Auch wenn keiner in der Medien- und Werbebranche den Propheten
wirklich Glauben schenken will -- in einer Untersuchung der GfK
und der Wirtschaftswoche gaben 22 Prozent der befragten Werbeleiter
von deutschen Unternehmen an, 1999 mehr Geld in Online-Werbeträger
zu investieren , geht die Suche nach neuen Finanzierungmodellen
und Werbeformen dennoch weiter. Die meisten Verlage und Rundfunkanstalten
gehen davon aus, daß die Nutzer auch in den kommenden Jahren nicht
dafür bereit sein werden, für Inhalte zu bezahlen. Jörg Bueroße,
Chefredakteur von Focus Online, hofft daher, daß ein steigender
Anteil der Einnahmen von Transaktionserlösen durch Beteiligungen
an E-Commerce-Angeboten kommen wird. Auch Spiegel Online will
sich weitere Standbeine neben den Werbeerlösen sichern: außer
zum Lesen der Redaktionsbeiträge laden die Hamburger zum Bummeln
in ihren Online-Shop ein und entwickeln Internet-Auftritte für
andere Unternehmen.
Bisher sind dabei eigene Inhalte und Werbung bzw. Shoppingangebote
streng getrennt. "Die Nähe zwischen beiden Bereichen könnte aber
größer werden", gibt Booms zu erkennen, denn nicht alle Regeln
aus dem Printbereich seien im Web aufrechtzuerhalten. Die Online-Ausgabe
der New York Times macht es vor: dort findet sich bei jeder Buchrezension
ein Link auf die Site des kooperierenden Online-Buchhändlers.

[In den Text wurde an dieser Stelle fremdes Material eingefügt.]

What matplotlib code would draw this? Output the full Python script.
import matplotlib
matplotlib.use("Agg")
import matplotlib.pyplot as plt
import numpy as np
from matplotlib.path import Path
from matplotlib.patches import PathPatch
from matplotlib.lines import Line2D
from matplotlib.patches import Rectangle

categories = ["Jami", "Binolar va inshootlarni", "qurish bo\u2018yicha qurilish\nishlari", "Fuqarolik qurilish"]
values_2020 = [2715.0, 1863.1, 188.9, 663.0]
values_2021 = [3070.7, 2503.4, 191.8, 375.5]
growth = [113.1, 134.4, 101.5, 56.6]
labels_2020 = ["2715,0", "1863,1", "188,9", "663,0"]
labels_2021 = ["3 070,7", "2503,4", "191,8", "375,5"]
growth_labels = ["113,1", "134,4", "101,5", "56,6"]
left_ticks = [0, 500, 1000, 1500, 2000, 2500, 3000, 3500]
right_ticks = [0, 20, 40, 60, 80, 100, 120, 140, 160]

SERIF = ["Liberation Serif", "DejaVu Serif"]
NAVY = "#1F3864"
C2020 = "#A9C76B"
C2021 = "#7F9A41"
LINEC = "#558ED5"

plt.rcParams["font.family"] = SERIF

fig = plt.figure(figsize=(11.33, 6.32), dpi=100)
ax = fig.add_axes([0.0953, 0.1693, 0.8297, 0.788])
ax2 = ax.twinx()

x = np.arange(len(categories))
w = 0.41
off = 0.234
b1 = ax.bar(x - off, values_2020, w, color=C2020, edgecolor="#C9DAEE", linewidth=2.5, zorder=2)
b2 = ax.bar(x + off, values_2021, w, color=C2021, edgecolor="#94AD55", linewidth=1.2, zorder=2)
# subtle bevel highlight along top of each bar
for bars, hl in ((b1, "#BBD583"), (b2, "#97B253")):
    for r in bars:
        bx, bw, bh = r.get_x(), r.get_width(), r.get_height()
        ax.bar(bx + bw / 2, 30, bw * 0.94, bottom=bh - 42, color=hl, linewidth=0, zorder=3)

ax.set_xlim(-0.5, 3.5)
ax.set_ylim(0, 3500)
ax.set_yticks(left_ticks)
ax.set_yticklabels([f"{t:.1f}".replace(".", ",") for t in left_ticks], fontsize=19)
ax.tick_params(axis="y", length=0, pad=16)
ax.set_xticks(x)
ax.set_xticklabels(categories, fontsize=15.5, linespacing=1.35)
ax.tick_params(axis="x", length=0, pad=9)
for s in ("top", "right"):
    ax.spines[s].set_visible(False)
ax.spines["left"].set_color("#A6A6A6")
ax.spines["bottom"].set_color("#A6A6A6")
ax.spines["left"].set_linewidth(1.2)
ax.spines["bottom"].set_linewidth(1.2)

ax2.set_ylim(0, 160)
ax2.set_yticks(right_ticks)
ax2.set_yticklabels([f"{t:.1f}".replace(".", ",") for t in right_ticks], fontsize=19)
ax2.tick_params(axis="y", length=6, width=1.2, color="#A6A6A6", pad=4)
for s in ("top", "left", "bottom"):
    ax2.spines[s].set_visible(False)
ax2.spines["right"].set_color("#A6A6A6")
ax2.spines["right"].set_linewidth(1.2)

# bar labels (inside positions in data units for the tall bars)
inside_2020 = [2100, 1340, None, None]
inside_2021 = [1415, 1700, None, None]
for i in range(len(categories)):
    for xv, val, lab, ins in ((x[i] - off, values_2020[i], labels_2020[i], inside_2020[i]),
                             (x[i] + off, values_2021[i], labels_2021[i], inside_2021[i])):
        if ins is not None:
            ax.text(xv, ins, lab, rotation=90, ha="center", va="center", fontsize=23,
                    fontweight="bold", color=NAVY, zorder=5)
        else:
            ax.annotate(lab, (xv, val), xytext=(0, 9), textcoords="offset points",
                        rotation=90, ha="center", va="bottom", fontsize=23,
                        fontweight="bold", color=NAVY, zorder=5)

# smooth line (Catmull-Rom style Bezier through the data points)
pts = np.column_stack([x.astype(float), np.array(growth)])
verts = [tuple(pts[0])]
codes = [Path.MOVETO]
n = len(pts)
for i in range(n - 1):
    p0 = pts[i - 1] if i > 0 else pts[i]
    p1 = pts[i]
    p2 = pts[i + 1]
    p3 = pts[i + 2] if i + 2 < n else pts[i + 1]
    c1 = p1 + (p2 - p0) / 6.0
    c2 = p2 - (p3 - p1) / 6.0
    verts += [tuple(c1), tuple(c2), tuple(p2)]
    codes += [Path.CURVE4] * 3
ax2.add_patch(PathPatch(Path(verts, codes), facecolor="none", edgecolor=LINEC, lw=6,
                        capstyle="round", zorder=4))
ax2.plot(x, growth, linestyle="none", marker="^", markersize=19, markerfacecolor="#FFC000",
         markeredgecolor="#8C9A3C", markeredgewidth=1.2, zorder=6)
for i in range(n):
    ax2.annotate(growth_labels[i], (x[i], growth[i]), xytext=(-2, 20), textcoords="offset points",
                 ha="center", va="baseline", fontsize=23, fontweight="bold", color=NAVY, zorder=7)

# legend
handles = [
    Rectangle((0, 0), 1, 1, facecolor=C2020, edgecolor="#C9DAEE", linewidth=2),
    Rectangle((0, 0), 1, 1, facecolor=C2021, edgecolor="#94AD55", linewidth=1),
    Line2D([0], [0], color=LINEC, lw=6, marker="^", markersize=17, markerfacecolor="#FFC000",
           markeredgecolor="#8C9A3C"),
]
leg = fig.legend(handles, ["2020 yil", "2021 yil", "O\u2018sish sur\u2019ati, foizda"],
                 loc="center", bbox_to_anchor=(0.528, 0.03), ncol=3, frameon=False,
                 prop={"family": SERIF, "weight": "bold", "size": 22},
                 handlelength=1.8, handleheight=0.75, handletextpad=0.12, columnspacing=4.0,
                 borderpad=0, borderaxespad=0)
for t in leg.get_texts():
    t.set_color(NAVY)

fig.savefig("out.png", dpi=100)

Die einen sehen das als Service, andere als Unterwanderung der
redaktionellen Unbestechlichkeit. Daß in Zukunft nur noch reine
Pressemitteilungen abgedruckt werden, fürchtet Booms allerdings
nicht: "Das wollen auch die Unternehmen nicht, da die Glaubwürdigkeit
eines Mediums schnell verloren ginge."